Dynamic Connectivity with Expected Polylogarithmic Worst-Case Update Time
Simon Meierhans, Maximilian Probst Gutenberg
TL;DR
The paper tackles the problem of fully dynamic connectivity by introducing a dynamic core graph framework that interleaves vertex-based core graphs with edge sparsifiers to form a hierarchical structure. It proves that connectivity can be maintained with polylogarithmic worst-case update time in expectation and outlines a concrete de-randomization pathway via connectivity sparsifiers with low congestion embeddings, yielding a route to deterministic subpolynomial or polylogarithmic guarantees. The main technical advances include a κ-shattering forest reinitialization procedure, expander-based connectivity sparsifiers, and a controlled recourse analysis that keeps updates within Õ(1) per operation across the hierarchy when rebuilt periodically. This work significantly advances the state of dynamic graph algorithms by providing a conceptually simple, modular framework that achieves strong update-time guarantees and offers a clear path toward deterministic outcomes with current or near-term subroutines.
Abstract
Whether a graph $G=(V,E)$ is connected is arguably its most fundamental property.

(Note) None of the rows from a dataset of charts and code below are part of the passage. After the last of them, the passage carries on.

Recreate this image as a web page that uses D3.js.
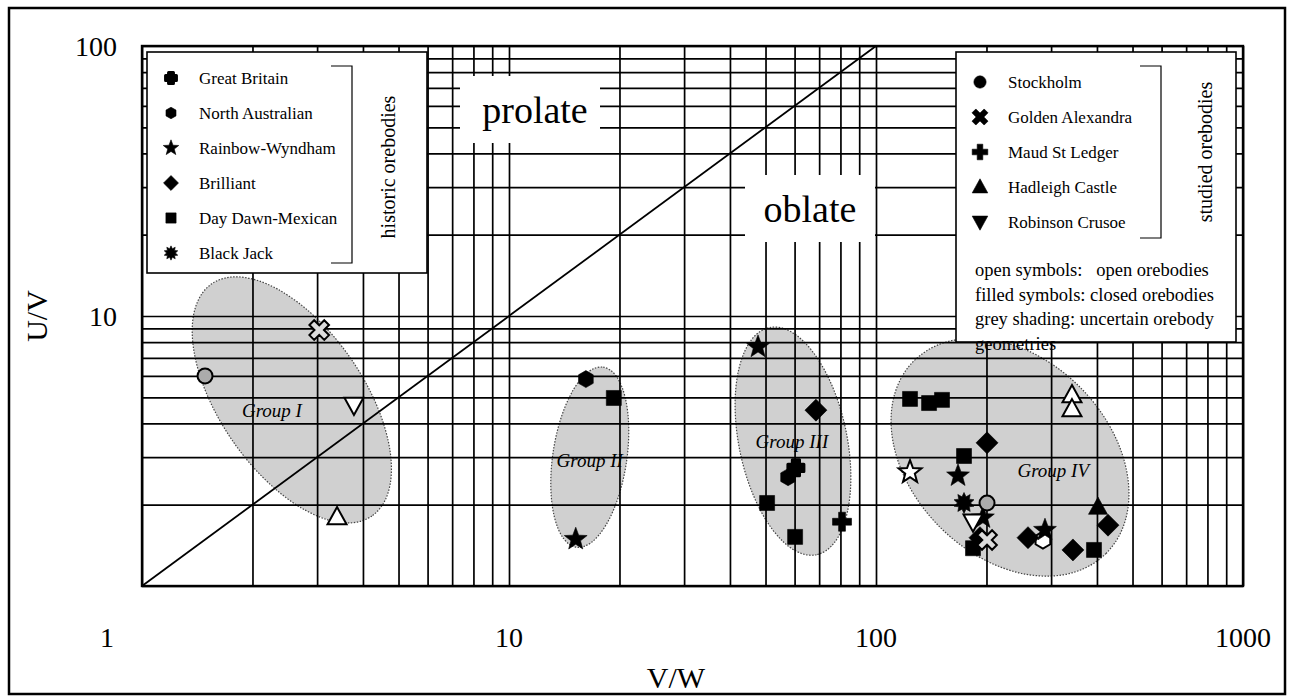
<!DOCTYPE html>
<meta charset="utf-8">
<html>
<head>
<style>
  body { margin: 0; background: #fff; }
  text { font-family: "Liberation Serif", "Times New Roman", serif; fill: #000; }
</style>
</head>
<body>
<div id="chart"></div>
<script src="https://d3js.org/d3.v7.min.js"></script>
<script>

// ---- data (V/W, U/V, open symbol?) ----
var greatBritain    = [[60.5, 2.74, 0]];
var northAustralian = [[16.2, 5.84, 0], [57.6, 2.53, 0], [285, 1.48, 1]];
var rainbowWyndham  = [[15.2, 1.49, 0], [47.7, 7.68, 0], [123.8, 2.64, 1], [167.3, 2.56, 0], [195.6, 1.79, 0], [288.7, 1.61, 0]];
var brilliant       = [[68.6, 4.48, 0], [200.7, 3.39, 0], [192, 1.51, 0], [259.5, 1.51, 0], [344, 1.36, 0], [428.7, 1.68, 0]];
var dayDawn         = [[19.3, 4.97, 0], [50.5, 2.03, 0], [60.2, 1.52, 0], [123.8, 4.93, 0], [139.5, 4.76, 0], [151.3, 4.89, 0], [173.7, 3.03, 0], [183.8, 1.38, 0], [392.6, 1.36, 0]];
var blackJack       = [[173.7, 2.03, 0]];
var stockholm       = [[1.485, 6.0, 1], [200.7, 2.03, 1]];
var goldenAlexandra = [[3.04, 8.87, 1], [200.7, 1.48, 1]];
var maudStLedger    = [[80.8, 1.73, 0]];
var hadleighCastle  = [[3.40, 1.80, 1], [342, 5.10, 1], [342, 4.52, 1], [402.6, 1.96, 0]];
var robinsonCrusoe  = [[3.78, 4.68, 1], [183.8, 1.73, 1]];

var historicNames = ["Great Britain", "North Australian", "Rainbow-Wyndham", "Brilliant", "Day Dawn-Mexican", "Black Jack"];
var historicShapes = ["roundplus", "hexagon", "star", "diamond", "square", "burst"];
var historicData = [greatBritain, northAustralian, rainbowWyndham, brilliant, dayDawn, blackJack];

var studiedNames = ["Stockholm", "Golden Alexandra", "Maud St Ledger", "Hadleigh Castle", "Robinson Crusoe"];
var studiedShapes = ["circle", "xcross", "plus", "triUp", "triDown"];
var studiedData = [stockholm, goldenAlexandra, maudStLedger, hadleighCastle, robinsonCrusoe];

var groupNames   = ["Group I", "Group II", "Group III", "Group IV"];
var groupCentreX = [2.56, 16.6, 59.4, 231.8];
var groupCentreY = [4.89, 3.00, 3.44, 3.00];
var groupLabelX  = [2.26, 16.6, 59.0, 304];
var groupLabelY  = [4.23, 2.76, 3.24, 2.53];

var xTickValues = [1, 10, 100, 1000];
var xTickLabels = ["1", "10", "100", "1000"];
var yTickValues = [10, 100];
var yTickLabels = ["10", "100"];

var notes = ["open symbols:   open orebodies", "filled symbols: closed orebodies",
             "grey shading: uncertain orebody", "geometries"];

// ---- layout ----
var width = 1293, height = 700;
var x = d3.scaleLog().domain([1, 1000]).range([142, 1243]);
var y = d3.scaleLog().domain([1, 100]).range([586, 46]);

// ellipse shapes in pixels (semi axes + rotation)
var ellipseShape = [
  {a: 141, b: 72, rot: 55.4},
  {a: 91, b: 37, rot: -81.5},
  {a: 116, b: 54, rot: 78.3},
  {a: 136, b: 99, rot: 45}
];

var svg = d3.select("#chart").append("svg")
  .attr("width", width).attr("height", height);

svg.append("rect").attr("x", 9).attr("y", 8).attr("width", 1276).attr("height", 686)
  .style("fill", "#fff").style("stroke", "#000").style("stroke-width", 2.5);

// grey shaded groups
groupNames.forEach(function(g, i) {
  var e = ellipseShape[i];
  svg.append("ellipse")
    .attr("transform", "translate(" + x(groupCentreX[i]) + "," + y(groupCentreY[i]) + ") rotate(" + e.rot + ")")
    .attr("rx", e.a).attr("ry", e.b)
    .style("fill", "#d0d0d0").style("stroke", "#444")
    .style("stroke-width", 1.2).style("stroke-dasharray", "1.5,1.5");
});

// grid
var gx = svg.append("g").attr("transform", "translate(0,586)")
  .call(d3.axisBottom(x).tickValues(x.ticks()).tickSize(-540).tickFormat(""));
var gy = svg.append("g").attr("transform", "translate(142,0)")
  .call(d3.axisLeft(y).tickValues(y.ticks()).tickSize(-1101).tickFormat(""));
[gx, gy].forEach(function(g) {
  g.select(".domain").remove();
  g.selectAll("line").style("stroke", "#000").style("stroke-width", 1.7);
});

// x = y line
svg.append("line")
  .attr("x1", x(1)).attr("y1", y(1)).attr("x2", x(100)).attr("y2", y(100))
  .style("stroke", "#000").style("stroke-width", 1.8);

svg.append("rect").attr("x", 142).attr("y", 46).attr("width", 1101).attr("height", 540)
  .style("fill", "none").style("stroke", "#000").style("stroke-width", 2.4);

// prolate / oblate
svg.append("rect").attr("x", 460).attr("y", 76).attr("width", 140).attr("height", 67).style("fill", "#fff");
svg.append("text").attr("x", 535).attr("y", 123).attr("text-anchor", "middle")
  .style("font-size", "38px").text("prolate");
svg.append("rect").attr("x", 745).attr("y", 175).attr("width", 130).attr("height", 67).style("fill", "#fff");
svg.append("text").attr("x", 810).attr("y", 222).attr("text-anchor", "middle")
  .style("font-size", "38px").text("oblate");

// group labels
groupNames.forEach(function(g, i) {
  svg.append("text").attr("x", x(groupLabelX[i])).attr("y", y(groupLabelY[i]))
    .attr("text-anchor", "middle").style("font-size", "19px").style("font-style", "italic").text(g);
});

// symbols
function poly(pts) {
  return "M" + pts.map(function(p) { return p[0].toFixed(2) + "," + p[1].toFixed(2); }).join("L") + "Z";
}
function starPts(n, ro, ri) {
  var pts = [];
  for (var k = 0; k < 2 * n; k++) {
    var r = k % 2 ? ri : ro, a = -Math.PI / 2 + k * Math.PI / n;
    pts.push([r * Math.cos(a), r * Math.sin(a)]);
  }
  return pts;
}
function plusPts(s, w) {
  return [[-w,-s],[w,-s],[w,-w],[s,-w],[s,w],[w,w],[w,s],[-w,s],[-w,w],[-s,w],[-s,-w],[-w,-w]];
}
var baseSize = {circle: 7.5, square: 7.5, diamond: 11, triUp: 10, triDown: 10, star: 12,
                hexagon: 8.5, plus: 9.5, xcross: 10.5, roundplus: 8, burst: 10.5};

function shapePath(type, s) {
  switch (type) {
    case "circle": return d3.symbol().type(d3.symbolCircle).size(Math.PI * s * s)();
    case "square": return poly([[-s,-s],[s,-s],[s,s],[-s,s]]);
    case "diamond": return poly([[0,-s],[s,0],[0,s],[-s,0]]);
    case "triUp": return poly([[0,-s],[s*0.95,s*0.72],[-s*0.95,s*0.72]]);
    case "triDown": return poly([[0,s],[s*0.95,-s*0.72],[-s*0.95,-s*0.72]]);
    case "star": return poly(starPts(5, s, s * 0.42));
    case "burst": return poly(starPts(10, s, s * 0.62));
    case "hexagon":
      var h = [];
      for (var k = 0; k < 6; k++) { var a = -Math.PI / 2 + k * Math.PI / 3; h.push([s * Math.cos(a), s * Math.sin(a)]); }
      return poly(h);
    case "plus": return poly(plusPts(s, s * 0.36));
    case "roundplus": return poly(plusPts(s, s * 0.45));
    case "xcross":
      var c = Math.SQRT1_2;
      return poly(plusPts(s, s * 0.32).map(function(p) { return [c*(p[0]-p[1]), c*(p[0]+p[1])]; }));
  }
}

function drawSymbol(g, type, px, py, open, scale) {
  var s = baseSize[type] * scale;
  var fill = open ? (type === "circle" ? "#ababab" : (type === "xcross" ? "#dcdcdc" : "#fff")) : "#000";
  g.append("path").attr("d", shapePath(type, s))
    .attr("transform", "translate(" + px + "," + py + ")")
    .style("fill", fill).style("stroke", "#000")
    .style("stroke-width", open ? 2 : (type === "roundplus" ? 3 : 0.6))
    .style("stroke-linejoin", type === "roundplus" ? "round" : "miter");
}

var marks = svg.append("g");
historicData.forEach(function(series, i) {
  series.forEach(function(d) { drawSymbol(marks, historicShapes[i], x(d[0]), y(d[1]), d[2], 1); });
});
studiedData.forEach(function(series, i) {
  series.forEach(function(d) { drawSymbol(marks, studiedShapes[i], x(d[0]), y(d[1]), d[2], 1); });
});

// axis labels
xTickValues.forEach(function(v, i) {
  svg.append("text").attr("x", x(v) - (v === 1 ? 35 : 0)).attr("y", 647)
    .attr("text-anchor", "middle").style("font-size", "28px").text(xTickLabels[i]);
});
yTickValues.forEach(function(v, i) {
  svg.append("text").attr("x", 117).attr("y", y(v) + 10)
    .attr("text-anchor", "end").style("font-size", "28px").text(yTickLabels[i]);
});
svg.append("text").attr("x", 676).attr("y", 688).attr("text-anchor", "middle")
  .style("font-size", "30px").text("V/W");
svg.append("text").attr("transform", "translate(47,316) rotate(-90)").attr("text-anchor", "middle")
  .style("font-size", "30px").text("U/V");

// legends
function legend(x0, y0, w, h, names, shapes, rowY, symScale, bracketX, bracketY0, bracketY1, title, titleX, titleY) {
  var g = svg.append("g");
  g.append("rect").attr("x", x0).attr("y", y0).attr("width", w).attr("height", h)
    .style("fill", "#fff").style("stroke", "#000").style("stroke-width", 1.6);
  names.forEach(function(n, i) {
    var ry = rowY + i * 35;
    drawSymbol(g, shapes[i], x0 + 24, ry, 0, symScale);
    g.append("text").attr("x", x0 + 52).attr("y", ry + 6).style("font-size", "17px").text(n);
  });
  g.append("path")
    .attr("d", "M" + (bracketX - 21) + "," + bracketY0 + "H" + bracketX + "V" + bracketY1 + "H" + (bracketX - 21))
    .style("fill", "none").style("stroke", "#000").style("stroke-width", 1.2);
  g.append("text").attr("transform", "translate(" + titleX + "," + titleY + ") rotate(-90)")
    .attr("text-anchor", "middle").attr("dy", "0.35em").style("font-size", "20px").text(title);
  return g;
}
legend(147, 52, 280, 221, historicNames, historicShapes, 78, 0.68, 352, 66, 263, "historic orebodies", 388, 167);
var rl = legend(956, 52, 280, 290, studiedNames, studiedShapes, 82, 0.82, 1161, 66, 238, "studied orebodies", 1205, 152);
notes.forEach(function(t, i) {
  rl.append("text").attr("x", 975).attr("y", 276 + i * 24.5)
    .style("font-size", "18.5px").style("white-space", "pre").text(t);
});

</script>
</body>
</html>
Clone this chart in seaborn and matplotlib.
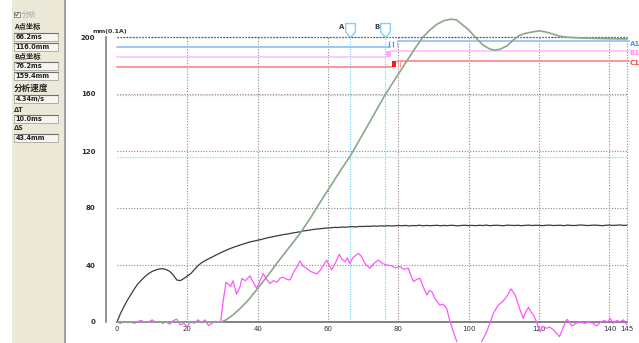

Naturally, connectivity was the first characteristic studied for dynamic graphs, i.e. graphs that undergo edge insertions and deletions. While connectivity algorithms with polylogarithmic amortized update time have been known since the 90s, achieving worst-case guarantees has proven more elusive. Two recent breakthroughs have made important progress on this question: (1) Kapron, King and Mountjoy [SODA'13; Best Paper] gave a Monte-Carlo algorithm with polylogarithmic worst-case update time, and (2) Nanongkai, Saranurak and Wulff-Nilsen [STOC'17, FOCS'17] obtained a Las-Vegas data structure, however, with subpolynomial worst-case update time. Their algorithm was subsequently de-randomized [FOCS'20]. In this article, we present a new dynamic connectivity algorithm based on the popular core graph framework that maintains a hierarchy interleaving vertex and edge sparsification. Previous dynamic implementations of the core graph framework required subpolynomial update time. In contrast, we show how to implement it for dynamic connectivity with polylogarithmic expected worst-case update time. We further show that the algorithm can be de-randomized efficiently: a deterministic static algorithm for computing a connectivity edge-sparsifier of low congestion in time $T(m) \cdot m$ on an $m$-edge graph yields a deterministic dynamic connectivity algorithm with $\tilde{O}(T(m))$ worst-case update time. Via current state-of-the-art algorithms [STOC'24], we obtain $T(m) = m^{o(1)}$ and recover deterministic subpolynomial worst-case update time.